• **The problem**:
Omit all pictures. Quote the lines from the one with "Convert this diagram to TikZ code." through the end of the listing below, exactly as they appear.

• **Material to process**:
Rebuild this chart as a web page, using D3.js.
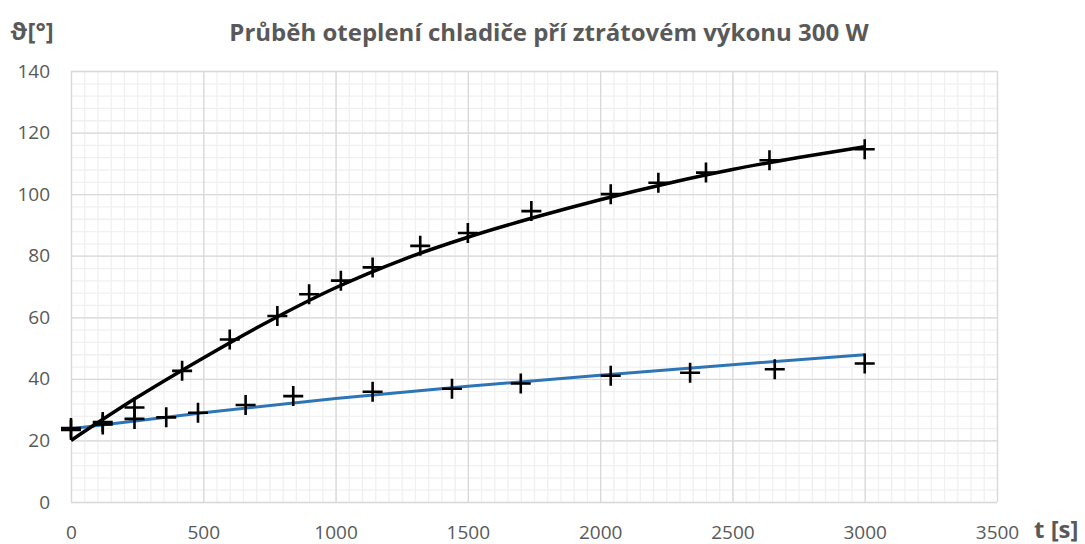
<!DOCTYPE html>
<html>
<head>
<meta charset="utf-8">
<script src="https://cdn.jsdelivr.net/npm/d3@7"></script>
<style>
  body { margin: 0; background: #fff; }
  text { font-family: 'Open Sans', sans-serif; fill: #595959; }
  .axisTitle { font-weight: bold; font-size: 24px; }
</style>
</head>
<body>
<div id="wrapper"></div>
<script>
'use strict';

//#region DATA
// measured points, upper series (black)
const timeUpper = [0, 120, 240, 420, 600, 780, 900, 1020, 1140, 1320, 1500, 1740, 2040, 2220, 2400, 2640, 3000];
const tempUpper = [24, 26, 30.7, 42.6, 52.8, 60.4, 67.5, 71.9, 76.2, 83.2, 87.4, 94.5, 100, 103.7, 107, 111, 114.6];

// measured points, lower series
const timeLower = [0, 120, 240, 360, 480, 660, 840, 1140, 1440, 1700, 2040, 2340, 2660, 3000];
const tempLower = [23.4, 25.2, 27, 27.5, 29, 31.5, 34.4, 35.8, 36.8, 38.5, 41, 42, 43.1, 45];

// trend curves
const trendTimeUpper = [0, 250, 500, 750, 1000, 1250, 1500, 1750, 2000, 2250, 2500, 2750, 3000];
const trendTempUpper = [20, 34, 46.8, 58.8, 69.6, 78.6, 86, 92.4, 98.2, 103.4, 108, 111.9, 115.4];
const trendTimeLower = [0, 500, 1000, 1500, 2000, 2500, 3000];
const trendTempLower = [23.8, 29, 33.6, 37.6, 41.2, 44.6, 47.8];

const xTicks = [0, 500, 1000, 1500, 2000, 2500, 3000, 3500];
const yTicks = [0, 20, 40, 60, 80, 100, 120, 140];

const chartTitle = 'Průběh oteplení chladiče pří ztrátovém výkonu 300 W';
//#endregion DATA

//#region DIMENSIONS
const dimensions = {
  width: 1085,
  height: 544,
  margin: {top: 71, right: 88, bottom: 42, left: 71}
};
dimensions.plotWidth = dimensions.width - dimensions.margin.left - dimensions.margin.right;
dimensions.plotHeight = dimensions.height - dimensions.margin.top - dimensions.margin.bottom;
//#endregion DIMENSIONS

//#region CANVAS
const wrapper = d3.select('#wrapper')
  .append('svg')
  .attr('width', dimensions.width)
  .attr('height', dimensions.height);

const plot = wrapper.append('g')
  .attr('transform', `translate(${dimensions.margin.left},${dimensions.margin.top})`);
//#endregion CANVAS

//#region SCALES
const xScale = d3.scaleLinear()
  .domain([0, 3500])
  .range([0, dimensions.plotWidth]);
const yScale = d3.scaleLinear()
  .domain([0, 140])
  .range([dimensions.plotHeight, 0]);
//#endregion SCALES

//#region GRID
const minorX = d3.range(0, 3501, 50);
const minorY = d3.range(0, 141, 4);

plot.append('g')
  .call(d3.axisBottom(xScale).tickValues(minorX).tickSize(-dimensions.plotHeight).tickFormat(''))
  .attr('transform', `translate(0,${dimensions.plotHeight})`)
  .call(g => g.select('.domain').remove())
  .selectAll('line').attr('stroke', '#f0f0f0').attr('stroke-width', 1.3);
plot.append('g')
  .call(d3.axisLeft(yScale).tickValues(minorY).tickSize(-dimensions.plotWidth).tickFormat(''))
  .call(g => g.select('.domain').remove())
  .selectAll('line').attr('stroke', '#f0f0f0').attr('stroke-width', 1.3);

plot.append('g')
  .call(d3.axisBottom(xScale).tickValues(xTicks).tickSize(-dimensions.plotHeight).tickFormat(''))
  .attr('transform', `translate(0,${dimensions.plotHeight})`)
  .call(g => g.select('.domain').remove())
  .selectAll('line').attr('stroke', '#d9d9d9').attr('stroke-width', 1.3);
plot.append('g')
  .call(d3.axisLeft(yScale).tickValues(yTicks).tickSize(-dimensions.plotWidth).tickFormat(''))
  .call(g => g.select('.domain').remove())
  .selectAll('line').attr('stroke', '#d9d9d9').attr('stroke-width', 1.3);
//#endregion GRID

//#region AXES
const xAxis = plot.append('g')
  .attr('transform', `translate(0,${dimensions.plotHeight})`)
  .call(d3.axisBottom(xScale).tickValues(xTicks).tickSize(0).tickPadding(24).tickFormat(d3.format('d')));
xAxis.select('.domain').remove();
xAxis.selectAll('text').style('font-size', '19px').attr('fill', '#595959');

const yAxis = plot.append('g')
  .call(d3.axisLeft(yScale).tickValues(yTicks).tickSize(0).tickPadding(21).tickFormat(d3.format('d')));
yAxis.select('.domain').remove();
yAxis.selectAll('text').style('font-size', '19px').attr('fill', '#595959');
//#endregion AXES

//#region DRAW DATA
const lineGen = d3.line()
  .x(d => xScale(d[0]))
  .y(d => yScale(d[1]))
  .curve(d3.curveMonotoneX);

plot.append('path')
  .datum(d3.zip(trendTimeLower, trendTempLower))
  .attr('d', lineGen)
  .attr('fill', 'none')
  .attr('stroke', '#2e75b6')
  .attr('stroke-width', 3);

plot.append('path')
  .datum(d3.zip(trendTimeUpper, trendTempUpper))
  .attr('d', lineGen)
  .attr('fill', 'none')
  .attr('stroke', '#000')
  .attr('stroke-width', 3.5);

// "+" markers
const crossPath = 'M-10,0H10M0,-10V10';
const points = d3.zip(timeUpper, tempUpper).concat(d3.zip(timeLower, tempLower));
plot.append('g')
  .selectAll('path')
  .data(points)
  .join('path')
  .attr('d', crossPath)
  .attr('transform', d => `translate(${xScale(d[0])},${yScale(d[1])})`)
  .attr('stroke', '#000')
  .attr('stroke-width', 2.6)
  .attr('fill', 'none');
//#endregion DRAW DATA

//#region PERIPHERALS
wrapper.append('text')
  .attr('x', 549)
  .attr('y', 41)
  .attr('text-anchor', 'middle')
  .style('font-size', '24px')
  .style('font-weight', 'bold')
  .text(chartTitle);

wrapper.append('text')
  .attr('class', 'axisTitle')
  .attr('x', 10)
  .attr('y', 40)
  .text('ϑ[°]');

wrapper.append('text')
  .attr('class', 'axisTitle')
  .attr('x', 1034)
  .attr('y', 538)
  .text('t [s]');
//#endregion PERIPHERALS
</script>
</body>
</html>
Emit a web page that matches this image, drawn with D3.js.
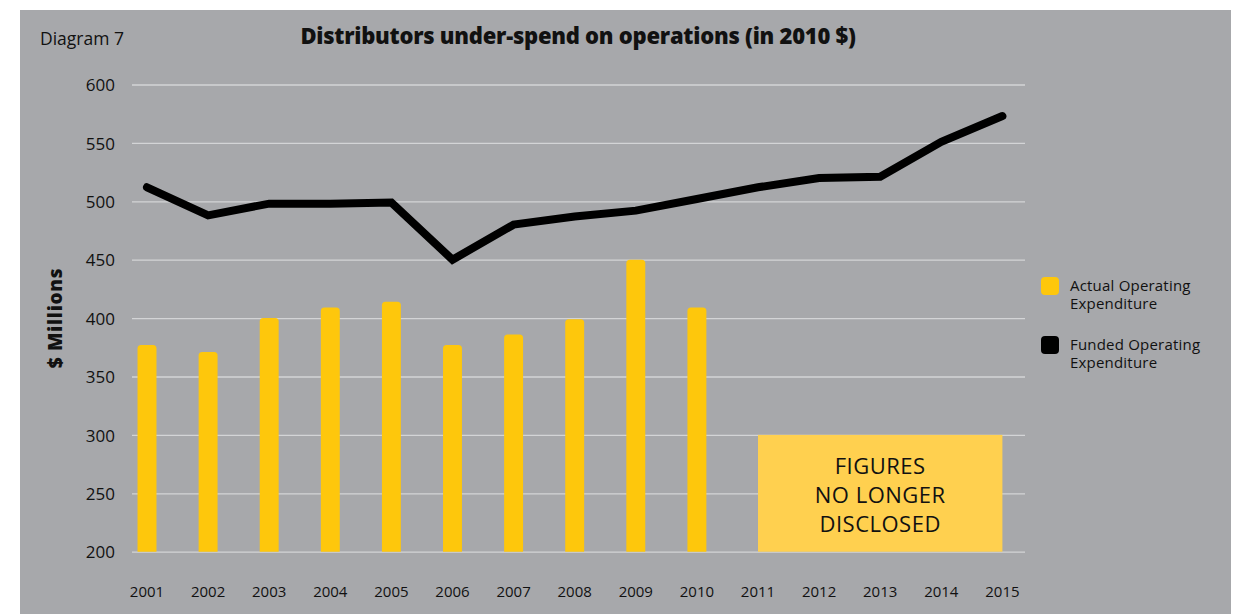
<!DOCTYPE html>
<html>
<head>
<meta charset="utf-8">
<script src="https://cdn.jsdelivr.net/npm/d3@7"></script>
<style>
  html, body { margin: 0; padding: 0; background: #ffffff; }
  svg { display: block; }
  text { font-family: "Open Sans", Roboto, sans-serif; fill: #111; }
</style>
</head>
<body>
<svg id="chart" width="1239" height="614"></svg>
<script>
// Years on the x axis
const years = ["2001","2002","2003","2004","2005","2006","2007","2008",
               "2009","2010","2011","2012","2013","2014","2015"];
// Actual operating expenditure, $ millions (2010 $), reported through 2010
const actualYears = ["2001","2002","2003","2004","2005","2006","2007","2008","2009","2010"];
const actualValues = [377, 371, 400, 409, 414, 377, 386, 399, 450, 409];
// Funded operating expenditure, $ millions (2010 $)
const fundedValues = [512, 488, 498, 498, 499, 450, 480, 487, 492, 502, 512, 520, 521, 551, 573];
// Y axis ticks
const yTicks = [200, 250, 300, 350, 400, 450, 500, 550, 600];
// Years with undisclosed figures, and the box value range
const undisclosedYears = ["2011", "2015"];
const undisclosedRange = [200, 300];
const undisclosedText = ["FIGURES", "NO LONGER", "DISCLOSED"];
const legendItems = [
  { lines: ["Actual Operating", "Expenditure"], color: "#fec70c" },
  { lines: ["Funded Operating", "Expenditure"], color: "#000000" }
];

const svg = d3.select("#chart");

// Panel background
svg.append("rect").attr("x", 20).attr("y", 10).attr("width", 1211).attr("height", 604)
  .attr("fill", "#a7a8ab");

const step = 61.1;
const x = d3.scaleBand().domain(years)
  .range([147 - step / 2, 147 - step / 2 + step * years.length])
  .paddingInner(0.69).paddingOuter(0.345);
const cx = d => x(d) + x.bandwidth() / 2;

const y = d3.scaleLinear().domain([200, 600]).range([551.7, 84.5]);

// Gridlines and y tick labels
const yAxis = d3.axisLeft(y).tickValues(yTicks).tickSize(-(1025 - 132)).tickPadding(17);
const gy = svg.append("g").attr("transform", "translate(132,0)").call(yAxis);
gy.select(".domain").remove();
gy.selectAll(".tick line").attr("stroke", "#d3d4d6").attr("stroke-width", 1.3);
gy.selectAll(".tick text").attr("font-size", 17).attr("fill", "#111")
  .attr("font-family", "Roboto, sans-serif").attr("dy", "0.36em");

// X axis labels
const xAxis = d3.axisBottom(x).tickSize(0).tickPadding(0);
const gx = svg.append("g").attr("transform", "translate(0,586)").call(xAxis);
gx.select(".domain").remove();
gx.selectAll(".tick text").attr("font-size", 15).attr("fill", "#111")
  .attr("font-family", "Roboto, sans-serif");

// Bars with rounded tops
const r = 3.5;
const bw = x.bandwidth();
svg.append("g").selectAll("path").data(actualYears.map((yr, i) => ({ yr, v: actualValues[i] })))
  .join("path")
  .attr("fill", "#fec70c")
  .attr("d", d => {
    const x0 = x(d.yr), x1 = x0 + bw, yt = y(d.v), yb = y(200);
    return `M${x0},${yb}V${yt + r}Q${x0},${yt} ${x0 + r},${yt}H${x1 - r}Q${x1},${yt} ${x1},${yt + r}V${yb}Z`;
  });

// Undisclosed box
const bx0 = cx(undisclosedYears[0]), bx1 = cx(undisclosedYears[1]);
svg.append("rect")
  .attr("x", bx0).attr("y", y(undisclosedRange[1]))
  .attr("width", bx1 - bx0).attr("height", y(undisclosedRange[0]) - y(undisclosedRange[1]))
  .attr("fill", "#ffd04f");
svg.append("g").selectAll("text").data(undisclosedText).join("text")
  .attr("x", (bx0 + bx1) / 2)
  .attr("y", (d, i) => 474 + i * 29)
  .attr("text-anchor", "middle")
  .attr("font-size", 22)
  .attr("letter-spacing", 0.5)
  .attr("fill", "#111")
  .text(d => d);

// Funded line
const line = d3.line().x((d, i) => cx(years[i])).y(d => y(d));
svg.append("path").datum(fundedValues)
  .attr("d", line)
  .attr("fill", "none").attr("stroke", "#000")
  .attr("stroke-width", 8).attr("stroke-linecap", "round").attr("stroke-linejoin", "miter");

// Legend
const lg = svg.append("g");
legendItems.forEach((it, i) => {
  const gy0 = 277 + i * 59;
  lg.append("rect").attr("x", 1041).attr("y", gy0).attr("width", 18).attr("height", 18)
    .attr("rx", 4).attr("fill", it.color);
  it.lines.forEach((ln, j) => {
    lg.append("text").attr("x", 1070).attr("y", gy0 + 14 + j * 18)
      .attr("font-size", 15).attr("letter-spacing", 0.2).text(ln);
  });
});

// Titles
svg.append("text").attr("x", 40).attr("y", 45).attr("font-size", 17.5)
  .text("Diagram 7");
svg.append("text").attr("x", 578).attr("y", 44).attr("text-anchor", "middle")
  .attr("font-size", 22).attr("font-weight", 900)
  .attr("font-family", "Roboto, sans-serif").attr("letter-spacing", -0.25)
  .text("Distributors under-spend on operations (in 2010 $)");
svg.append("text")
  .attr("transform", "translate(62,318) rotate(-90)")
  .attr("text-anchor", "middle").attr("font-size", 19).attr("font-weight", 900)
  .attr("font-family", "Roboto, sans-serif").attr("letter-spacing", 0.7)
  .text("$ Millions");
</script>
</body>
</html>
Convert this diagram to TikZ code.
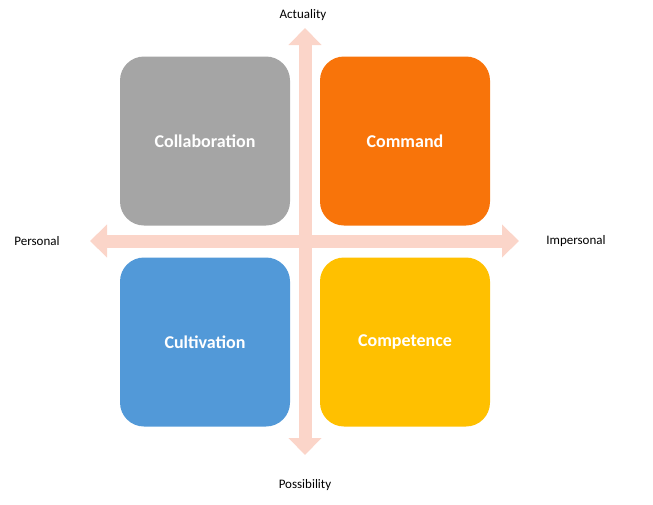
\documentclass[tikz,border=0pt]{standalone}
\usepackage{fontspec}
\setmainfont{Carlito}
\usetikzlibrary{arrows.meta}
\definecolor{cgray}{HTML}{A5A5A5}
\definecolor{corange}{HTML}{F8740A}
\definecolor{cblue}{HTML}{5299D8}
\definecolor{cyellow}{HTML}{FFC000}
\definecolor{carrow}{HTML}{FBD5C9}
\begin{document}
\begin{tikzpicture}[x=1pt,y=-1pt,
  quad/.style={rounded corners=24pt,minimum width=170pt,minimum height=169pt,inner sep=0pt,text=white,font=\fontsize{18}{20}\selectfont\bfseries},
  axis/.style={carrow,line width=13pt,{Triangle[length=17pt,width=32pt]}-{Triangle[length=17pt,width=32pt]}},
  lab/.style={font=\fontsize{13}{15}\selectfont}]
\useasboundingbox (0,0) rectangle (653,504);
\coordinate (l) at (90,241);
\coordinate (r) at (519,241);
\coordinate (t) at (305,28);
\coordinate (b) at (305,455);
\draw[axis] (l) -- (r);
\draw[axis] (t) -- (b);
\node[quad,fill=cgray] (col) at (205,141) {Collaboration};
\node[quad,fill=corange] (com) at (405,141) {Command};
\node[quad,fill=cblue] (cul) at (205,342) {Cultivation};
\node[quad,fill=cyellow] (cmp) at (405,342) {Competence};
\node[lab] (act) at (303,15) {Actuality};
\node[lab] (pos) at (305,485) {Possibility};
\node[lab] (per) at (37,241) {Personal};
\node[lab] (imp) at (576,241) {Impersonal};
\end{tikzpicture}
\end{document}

• **Result of the exercise**:
Convert this diagram to TikZ code.
\documentclass[tikz,border=0pt]{standalone}
\usepackage{fontspec}
\setmainfont{Carlito}
\usetikzlibrary{arrows.meta}
\definecolor{cgray}{HTML}{A5A5A5}
\definecolor{corange}{HTML}{F8740A}
\definecolor{cblue}{HTML}{5299D8}
\definecolor{cyellow}{HTML}{FFC000}
\definecolor{carrow}{HTML}{FBD5C9}
\begin{document}
\begin{tikzpicture}[x=1pt,y=-1pt,
  quad/.style={rounded corners=24pt,minimum width=170pt,minimum height=169pt,inner sep=0pt,text=white,font=\fontsize{18}{20}\selectfont\bfseries},
  axis/.style={carrow,line width=13pt,{Triangle[length=17pt,width=32pt]}-{Triangle[length=17pt,width=32pt]}},
  lab/.style={font=\fontsize{13}{15}\selectfont}]
\useasboundingbox (0,0) rectangle (653,504);
\coordinate (l) at (90,241);
\coordinate (r) at (519,241);
\coordinate (t) at (305,28);
\coordinate (b) at (305,455);
\draw[axis] (l) -- (r);
\draw[axis] (t) -- (b);
\node[quad,fill=cgray] (col) at (205,141) {Collaboration};
\node[quad,fill=corange] (com) at (405,141) {Command};
\node[quad,fill=cblue] (cul) at (205,342) {Cultivation};
\node[quad,fill=cyellow] (cmp) at (405,342) {Competence};
\node[lab] (act) at (303,15) {Actuality};
\node[lab] (pos) at (305,485) {Possibility};
\node[lab] (per) at (37,241) {Personal};
\node[lab] (imp) at (576,241) {Impersonal};
\end{tikzpicture}
\end{document}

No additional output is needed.